Is an External DPO Cost-Effective?
The cost-effectiveness of an external DPO depends on various factors, including the size and nature of the business, the level of data processing activities, and the scope of the required DPO services. For many businesses, outsourcing the DPO role proves to be more cost-effective than hiring a full-time internal DPO.
The organization can leverage the expertise of an external DPO while avoiding the expenses associated with recruitment, training, and employment benefits.
Internal DPO vs. External DPO: Which is Better for Your Business?
The decision between employing an in-house DPO or outsourcing the role of the DPO depends on the specific circumstances and needs of the business.
Here are some considerations to help determine which option may be better for your organization:
- Resources and Expertise: Assess your organization’s resources and data protection expertise. If you have the necessary in-house capabilities and capacity, an internal DPO may be a viable option. Otherwise, outsourcing can provide access to specialized skills and knowledge.

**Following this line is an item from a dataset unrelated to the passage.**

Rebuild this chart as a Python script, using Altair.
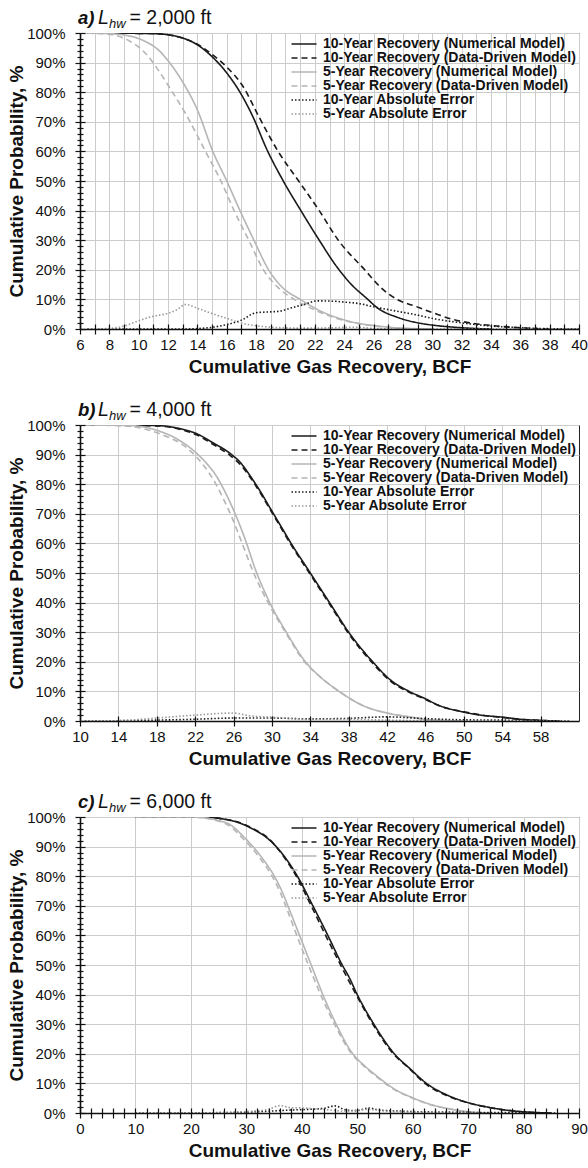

- Cost: Consider the financial implications of hiring an internal DPO, including salary, benefits, training, and ongoing professional development. Compare these costs with the fees associated with outsourced DPO services to determine the most cost-effective solution.
- Compliance Needs: Evaluate the complexity of your data processing activities and the level of compliance requirements. If your business engages in extensive data processing and faces stringent regulatory obligations, an internal DPO may offer more dedicated support. However, if your compliance needs are more manageable, outsourcing the DPO role can provide adequate expertise.
- Independence and Objectivity: Consider whether an independent perspective is valuable to your organization. An external DPO can provide an unbiased assessment of your data protection practices and ensure that GDPR compliance is maintained without internal bias.
The role of a Data Protection Officer (DPO) is gaining prominence as data protection becomes increasingly crucial in the modern business landscape.
While some businesses opt for an internal DPO, others are turning to outsourced DPO services or DPOaaS. Outsourcing the DPO role can offer several advantages, including cost-effectiveness, access to expertise, flexibility, and an independent perspective.
By carefully considering their specific needs, resources, and compliance requirements, businesses can make an informed decision on if an internal or external DPO is better suited to their data protection needs. Ultimately, the goal is to ensure data protection practices are in line with regulatory requirements and that consumer privacy rights are respected and safeguarded.